# What the exercise asks
Only the lines holding the string "recreates" are needed. Copy each one.

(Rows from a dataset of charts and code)
>>>>>

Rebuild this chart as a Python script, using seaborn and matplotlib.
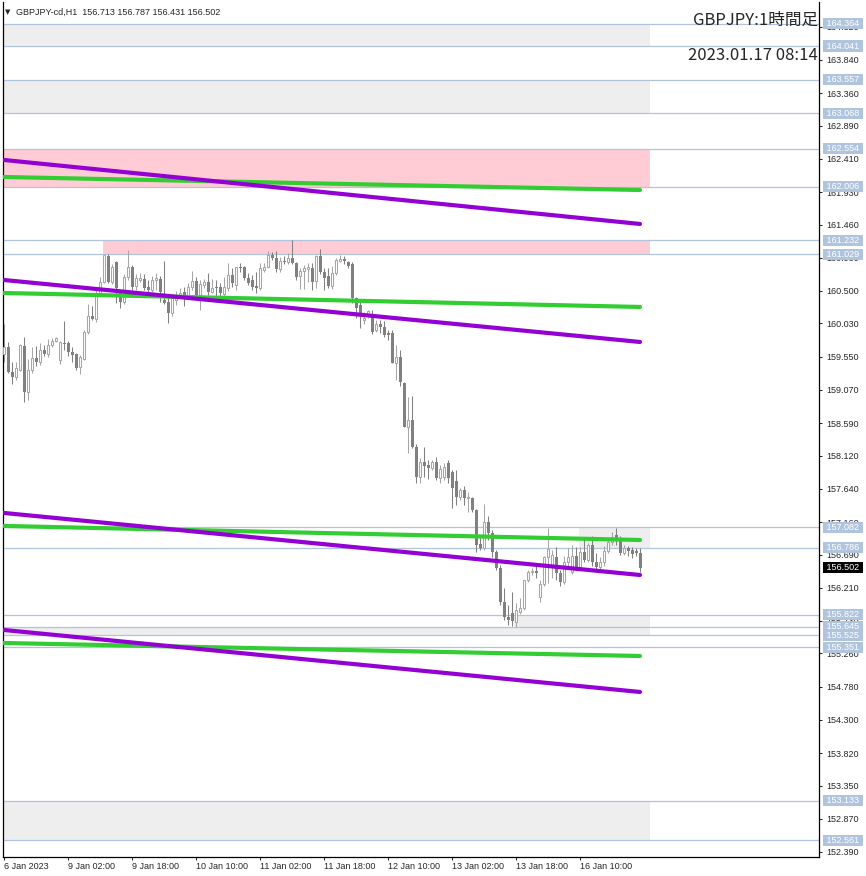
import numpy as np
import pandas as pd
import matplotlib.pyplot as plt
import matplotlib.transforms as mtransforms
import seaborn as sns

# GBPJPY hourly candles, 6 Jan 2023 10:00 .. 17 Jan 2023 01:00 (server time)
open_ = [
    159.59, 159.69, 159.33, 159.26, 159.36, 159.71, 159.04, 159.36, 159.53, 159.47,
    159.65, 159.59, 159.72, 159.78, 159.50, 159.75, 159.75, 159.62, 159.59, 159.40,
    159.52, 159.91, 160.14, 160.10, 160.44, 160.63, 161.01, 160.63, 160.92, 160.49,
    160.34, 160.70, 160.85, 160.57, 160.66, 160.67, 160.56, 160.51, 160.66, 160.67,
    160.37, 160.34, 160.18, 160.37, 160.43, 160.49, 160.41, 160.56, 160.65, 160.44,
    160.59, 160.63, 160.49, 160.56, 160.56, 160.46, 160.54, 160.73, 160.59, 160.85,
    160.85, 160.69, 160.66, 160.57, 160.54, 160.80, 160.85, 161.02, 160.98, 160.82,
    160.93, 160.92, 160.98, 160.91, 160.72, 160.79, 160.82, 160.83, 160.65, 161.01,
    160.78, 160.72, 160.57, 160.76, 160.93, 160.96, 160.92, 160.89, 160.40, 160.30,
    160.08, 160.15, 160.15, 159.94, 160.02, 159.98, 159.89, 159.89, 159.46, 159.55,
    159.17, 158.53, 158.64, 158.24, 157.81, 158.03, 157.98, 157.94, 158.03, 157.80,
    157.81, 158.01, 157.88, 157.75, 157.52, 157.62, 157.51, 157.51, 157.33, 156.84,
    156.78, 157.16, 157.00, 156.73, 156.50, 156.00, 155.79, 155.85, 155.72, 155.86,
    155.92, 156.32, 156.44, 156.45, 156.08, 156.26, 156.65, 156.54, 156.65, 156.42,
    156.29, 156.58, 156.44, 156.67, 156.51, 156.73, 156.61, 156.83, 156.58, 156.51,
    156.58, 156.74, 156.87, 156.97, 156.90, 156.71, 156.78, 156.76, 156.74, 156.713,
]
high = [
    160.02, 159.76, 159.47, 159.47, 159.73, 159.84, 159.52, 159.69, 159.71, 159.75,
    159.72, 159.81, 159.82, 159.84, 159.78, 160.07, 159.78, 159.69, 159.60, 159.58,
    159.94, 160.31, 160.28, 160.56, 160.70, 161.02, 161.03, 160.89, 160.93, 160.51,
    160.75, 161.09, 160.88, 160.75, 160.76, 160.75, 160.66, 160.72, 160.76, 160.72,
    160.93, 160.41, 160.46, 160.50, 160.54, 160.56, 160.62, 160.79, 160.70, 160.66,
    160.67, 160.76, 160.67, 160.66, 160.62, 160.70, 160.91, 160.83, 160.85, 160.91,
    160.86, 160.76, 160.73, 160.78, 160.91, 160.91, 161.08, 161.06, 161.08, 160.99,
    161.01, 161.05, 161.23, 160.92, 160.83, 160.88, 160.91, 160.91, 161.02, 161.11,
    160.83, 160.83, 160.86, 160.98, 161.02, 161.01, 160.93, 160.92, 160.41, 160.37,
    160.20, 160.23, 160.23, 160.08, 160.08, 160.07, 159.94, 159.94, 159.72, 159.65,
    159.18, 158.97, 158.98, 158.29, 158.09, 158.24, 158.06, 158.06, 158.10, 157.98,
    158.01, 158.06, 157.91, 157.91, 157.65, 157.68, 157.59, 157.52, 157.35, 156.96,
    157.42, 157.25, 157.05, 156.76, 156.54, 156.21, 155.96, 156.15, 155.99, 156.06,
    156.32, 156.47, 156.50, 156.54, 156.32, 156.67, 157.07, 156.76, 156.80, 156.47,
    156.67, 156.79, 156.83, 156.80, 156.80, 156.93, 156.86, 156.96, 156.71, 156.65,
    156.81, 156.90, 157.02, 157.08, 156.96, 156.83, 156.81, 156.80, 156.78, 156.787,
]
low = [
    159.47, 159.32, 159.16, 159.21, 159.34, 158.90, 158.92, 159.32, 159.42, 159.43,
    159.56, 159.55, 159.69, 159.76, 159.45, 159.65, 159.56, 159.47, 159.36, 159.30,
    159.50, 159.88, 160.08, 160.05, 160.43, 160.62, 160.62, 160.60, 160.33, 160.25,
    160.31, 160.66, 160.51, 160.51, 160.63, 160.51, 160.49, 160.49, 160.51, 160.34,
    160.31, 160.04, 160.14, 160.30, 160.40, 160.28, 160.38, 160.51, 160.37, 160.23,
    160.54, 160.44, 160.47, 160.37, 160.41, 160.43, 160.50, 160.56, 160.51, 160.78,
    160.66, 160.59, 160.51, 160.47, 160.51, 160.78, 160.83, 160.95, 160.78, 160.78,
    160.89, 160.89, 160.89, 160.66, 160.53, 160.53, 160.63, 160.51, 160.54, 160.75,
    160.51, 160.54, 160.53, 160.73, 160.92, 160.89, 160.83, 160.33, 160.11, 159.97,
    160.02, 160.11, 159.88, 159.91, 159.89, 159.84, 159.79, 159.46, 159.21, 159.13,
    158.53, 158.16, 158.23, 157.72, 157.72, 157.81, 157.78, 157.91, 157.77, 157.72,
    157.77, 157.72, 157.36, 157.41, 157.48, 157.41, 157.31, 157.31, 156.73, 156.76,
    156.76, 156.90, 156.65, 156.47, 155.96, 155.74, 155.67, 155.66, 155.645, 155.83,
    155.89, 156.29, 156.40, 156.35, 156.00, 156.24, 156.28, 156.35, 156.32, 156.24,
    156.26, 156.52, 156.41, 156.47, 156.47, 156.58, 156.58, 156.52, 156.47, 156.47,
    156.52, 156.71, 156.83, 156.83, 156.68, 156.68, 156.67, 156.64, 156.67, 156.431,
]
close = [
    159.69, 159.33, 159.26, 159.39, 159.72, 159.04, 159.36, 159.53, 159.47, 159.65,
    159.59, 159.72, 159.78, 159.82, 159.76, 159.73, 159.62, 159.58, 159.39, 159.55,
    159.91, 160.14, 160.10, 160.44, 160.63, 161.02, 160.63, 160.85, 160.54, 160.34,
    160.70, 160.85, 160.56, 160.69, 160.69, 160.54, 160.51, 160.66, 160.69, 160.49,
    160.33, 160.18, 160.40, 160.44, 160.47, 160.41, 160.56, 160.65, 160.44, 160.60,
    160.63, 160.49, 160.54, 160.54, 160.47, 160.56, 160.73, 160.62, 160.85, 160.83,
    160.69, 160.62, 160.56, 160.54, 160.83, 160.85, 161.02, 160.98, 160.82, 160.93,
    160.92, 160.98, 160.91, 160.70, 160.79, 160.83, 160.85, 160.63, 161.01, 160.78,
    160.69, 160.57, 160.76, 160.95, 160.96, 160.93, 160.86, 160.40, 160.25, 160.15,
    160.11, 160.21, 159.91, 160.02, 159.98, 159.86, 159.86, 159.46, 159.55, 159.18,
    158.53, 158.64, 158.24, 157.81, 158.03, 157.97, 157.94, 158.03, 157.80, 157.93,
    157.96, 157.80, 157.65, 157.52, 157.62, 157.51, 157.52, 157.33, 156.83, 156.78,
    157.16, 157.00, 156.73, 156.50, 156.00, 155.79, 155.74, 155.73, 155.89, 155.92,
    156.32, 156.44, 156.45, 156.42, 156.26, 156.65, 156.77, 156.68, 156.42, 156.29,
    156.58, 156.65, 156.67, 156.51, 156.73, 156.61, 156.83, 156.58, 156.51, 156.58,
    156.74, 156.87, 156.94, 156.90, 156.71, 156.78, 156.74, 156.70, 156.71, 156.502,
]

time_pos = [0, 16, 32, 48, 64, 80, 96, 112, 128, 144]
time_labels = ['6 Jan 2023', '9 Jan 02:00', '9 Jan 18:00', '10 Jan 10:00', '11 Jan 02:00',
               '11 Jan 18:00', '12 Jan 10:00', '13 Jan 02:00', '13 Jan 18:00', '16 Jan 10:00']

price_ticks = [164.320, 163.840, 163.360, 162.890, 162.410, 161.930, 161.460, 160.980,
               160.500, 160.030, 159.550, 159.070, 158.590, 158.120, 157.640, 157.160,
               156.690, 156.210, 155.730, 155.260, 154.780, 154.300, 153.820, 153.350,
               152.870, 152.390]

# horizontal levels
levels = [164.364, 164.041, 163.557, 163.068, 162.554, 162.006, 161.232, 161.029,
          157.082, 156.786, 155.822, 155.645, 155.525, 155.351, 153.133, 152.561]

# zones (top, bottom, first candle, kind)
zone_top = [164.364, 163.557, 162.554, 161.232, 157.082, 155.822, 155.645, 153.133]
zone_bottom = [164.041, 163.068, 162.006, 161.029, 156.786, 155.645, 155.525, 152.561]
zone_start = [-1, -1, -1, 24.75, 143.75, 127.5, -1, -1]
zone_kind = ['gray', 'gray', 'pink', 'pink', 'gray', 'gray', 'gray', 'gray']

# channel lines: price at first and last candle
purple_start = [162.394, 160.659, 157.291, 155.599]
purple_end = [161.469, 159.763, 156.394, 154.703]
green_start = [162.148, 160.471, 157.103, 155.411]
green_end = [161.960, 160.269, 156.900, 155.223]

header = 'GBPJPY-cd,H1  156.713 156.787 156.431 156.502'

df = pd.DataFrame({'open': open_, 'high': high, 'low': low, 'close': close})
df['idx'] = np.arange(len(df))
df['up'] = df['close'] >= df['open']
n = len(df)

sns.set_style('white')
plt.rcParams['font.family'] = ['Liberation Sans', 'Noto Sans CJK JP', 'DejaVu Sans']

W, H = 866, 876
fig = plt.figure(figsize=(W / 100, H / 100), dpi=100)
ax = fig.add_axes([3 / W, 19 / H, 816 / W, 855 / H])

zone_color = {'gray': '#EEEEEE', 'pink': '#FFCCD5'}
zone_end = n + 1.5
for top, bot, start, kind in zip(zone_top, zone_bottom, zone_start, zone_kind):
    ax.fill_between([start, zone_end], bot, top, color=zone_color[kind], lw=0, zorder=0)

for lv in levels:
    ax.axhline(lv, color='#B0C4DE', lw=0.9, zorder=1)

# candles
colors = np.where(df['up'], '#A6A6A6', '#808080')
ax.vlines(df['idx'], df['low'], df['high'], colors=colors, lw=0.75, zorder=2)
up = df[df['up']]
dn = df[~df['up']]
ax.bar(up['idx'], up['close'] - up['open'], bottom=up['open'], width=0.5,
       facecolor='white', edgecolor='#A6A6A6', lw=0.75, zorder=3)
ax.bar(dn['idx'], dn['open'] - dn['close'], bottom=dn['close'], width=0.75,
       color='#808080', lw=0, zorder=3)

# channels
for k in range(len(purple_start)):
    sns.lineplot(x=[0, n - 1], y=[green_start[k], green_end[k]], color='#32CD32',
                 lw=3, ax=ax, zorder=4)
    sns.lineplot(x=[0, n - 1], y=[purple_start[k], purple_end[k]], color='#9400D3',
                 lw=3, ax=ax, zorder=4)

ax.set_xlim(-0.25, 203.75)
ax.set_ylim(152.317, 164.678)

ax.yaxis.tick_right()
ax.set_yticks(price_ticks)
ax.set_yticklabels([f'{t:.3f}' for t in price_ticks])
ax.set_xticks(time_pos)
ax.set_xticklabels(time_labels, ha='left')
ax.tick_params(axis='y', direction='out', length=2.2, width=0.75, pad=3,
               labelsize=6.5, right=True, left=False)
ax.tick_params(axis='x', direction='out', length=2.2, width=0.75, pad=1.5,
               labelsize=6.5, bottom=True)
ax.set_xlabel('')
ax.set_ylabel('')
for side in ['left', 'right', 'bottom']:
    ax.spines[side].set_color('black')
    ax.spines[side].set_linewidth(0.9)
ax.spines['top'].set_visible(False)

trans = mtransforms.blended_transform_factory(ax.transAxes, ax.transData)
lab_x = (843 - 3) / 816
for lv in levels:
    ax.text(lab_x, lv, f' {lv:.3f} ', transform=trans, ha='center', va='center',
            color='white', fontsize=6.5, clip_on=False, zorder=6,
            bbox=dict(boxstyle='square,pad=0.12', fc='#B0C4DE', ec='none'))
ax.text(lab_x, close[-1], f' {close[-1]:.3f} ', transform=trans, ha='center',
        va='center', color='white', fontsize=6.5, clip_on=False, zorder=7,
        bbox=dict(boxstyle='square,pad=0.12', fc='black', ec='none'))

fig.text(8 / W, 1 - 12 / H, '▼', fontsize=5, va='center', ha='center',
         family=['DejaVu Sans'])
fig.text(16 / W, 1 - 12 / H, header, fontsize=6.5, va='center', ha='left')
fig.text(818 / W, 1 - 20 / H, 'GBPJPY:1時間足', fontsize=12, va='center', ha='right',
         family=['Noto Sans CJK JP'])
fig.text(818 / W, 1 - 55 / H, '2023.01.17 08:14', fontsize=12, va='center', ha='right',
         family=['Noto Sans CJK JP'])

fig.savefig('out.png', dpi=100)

<<<<<
>>>>>

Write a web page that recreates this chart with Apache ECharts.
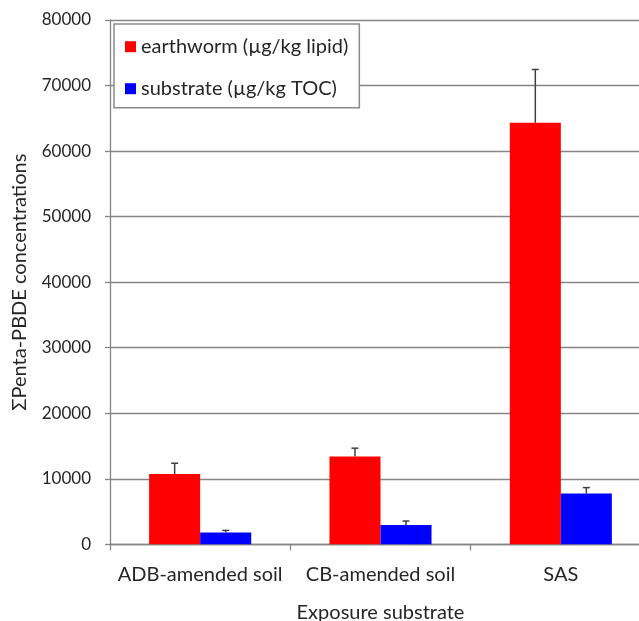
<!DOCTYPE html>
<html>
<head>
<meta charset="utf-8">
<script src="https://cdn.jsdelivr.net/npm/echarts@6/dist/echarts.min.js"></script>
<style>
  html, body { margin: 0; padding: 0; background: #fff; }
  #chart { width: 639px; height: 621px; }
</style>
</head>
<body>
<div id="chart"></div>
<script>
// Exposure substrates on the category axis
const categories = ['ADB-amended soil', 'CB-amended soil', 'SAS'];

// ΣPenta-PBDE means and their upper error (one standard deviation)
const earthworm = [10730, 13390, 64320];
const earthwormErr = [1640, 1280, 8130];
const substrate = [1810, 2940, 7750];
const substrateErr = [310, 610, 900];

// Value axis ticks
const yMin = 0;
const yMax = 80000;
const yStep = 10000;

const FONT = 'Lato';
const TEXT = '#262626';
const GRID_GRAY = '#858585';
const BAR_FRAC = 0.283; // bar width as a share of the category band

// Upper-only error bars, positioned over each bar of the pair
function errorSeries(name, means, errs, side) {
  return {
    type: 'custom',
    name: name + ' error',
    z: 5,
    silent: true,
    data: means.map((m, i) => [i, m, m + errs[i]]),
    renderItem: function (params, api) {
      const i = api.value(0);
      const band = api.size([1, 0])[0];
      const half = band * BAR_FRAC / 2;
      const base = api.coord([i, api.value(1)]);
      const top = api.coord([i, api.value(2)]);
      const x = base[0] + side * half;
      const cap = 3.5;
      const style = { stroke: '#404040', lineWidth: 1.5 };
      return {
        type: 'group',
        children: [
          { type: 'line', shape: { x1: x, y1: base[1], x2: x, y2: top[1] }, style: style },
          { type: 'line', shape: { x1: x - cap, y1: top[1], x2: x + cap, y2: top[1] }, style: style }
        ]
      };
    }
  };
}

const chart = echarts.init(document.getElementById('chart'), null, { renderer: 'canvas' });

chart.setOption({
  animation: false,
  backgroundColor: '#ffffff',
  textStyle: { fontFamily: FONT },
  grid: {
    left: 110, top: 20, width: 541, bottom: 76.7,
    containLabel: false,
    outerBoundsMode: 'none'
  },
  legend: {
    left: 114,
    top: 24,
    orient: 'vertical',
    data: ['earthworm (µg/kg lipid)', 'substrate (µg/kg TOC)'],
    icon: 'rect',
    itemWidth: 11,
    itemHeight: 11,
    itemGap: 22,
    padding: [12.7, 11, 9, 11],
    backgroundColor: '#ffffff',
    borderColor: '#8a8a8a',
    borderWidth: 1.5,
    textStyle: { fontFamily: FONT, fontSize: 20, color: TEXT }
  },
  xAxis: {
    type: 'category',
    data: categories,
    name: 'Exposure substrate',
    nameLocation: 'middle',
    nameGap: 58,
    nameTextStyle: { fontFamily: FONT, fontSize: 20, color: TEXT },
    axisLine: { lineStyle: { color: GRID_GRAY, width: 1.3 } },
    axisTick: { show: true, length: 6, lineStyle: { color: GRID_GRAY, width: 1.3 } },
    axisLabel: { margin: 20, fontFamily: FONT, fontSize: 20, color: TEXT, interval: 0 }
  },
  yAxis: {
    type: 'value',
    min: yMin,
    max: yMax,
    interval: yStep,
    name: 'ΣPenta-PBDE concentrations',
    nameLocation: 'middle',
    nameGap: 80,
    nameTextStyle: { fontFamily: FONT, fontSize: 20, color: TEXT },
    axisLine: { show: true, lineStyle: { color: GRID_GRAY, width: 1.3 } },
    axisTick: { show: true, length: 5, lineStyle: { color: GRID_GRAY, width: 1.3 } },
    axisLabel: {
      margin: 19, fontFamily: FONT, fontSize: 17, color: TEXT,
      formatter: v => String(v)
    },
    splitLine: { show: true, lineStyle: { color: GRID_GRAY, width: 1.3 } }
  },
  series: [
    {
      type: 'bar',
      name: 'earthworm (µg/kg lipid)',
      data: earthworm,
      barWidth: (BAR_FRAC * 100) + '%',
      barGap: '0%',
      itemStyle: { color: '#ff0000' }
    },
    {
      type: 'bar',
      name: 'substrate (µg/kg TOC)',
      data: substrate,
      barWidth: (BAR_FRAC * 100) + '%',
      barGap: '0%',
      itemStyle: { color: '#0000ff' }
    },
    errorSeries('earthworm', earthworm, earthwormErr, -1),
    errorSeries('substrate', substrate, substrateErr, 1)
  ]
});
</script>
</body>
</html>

<<<<<
>>>>>

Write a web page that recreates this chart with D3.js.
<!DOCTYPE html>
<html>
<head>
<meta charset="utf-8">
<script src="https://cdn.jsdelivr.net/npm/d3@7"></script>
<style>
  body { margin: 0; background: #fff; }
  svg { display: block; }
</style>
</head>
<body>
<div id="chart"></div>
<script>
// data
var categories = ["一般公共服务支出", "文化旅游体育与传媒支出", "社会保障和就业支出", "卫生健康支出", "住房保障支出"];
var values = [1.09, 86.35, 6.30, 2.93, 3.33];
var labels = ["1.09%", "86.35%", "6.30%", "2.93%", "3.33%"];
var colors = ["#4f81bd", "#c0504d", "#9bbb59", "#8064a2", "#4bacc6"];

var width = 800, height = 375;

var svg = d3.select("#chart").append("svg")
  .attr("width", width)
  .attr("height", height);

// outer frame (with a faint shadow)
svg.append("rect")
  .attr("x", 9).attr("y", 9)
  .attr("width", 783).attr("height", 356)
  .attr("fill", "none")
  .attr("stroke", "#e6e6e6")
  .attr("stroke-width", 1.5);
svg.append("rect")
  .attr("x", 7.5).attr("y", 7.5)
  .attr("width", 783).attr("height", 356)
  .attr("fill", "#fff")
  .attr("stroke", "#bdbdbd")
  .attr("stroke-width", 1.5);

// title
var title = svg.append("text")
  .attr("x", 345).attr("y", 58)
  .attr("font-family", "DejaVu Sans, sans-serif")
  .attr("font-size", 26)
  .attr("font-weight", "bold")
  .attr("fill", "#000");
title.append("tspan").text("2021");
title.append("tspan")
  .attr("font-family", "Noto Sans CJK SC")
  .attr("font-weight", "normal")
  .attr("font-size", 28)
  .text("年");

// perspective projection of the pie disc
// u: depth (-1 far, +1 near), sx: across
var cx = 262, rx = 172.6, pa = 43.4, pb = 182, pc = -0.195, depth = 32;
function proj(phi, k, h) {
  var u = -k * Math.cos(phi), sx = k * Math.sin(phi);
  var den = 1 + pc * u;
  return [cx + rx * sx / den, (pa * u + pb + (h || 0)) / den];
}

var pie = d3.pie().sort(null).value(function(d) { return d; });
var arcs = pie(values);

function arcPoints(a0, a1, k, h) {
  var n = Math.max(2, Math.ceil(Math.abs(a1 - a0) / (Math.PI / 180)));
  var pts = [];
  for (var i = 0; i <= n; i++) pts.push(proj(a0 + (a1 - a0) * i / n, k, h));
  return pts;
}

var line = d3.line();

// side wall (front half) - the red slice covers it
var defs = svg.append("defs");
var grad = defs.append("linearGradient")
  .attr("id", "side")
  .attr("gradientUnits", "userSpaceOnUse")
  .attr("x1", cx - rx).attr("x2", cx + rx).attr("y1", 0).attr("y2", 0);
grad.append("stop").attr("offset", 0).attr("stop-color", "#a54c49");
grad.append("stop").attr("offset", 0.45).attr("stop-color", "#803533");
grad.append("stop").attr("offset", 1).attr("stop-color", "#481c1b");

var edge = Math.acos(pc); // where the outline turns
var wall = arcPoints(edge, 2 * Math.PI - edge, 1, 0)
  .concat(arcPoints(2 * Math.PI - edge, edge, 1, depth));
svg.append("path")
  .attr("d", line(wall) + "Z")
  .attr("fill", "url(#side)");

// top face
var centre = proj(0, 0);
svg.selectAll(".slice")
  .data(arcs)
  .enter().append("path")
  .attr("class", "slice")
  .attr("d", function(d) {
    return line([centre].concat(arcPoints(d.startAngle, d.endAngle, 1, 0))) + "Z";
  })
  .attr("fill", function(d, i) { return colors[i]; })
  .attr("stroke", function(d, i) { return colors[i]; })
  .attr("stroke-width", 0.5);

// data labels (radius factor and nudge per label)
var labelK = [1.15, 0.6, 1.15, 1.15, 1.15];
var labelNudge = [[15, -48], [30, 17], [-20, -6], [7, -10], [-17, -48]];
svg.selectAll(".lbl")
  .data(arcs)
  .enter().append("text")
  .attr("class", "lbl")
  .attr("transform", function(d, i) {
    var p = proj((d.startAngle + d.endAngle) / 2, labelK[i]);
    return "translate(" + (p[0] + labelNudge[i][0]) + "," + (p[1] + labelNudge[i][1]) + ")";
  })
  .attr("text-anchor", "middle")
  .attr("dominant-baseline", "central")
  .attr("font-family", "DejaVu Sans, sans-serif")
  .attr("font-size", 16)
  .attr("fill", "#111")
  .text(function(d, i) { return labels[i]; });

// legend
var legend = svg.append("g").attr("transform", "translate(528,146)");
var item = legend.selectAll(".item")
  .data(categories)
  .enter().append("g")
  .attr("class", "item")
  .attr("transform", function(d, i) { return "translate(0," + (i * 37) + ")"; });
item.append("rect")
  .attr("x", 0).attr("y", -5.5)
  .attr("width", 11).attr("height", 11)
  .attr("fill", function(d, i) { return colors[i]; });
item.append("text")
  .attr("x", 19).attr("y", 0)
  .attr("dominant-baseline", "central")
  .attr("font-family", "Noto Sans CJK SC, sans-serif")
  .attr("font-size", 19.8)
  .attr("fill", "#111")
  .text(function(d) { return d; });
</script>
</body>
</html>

<<<<<

# Result of the task
Write a web page that recreates this chart with Apache ECharts.
Write a web page that recreates this chart with D3.js.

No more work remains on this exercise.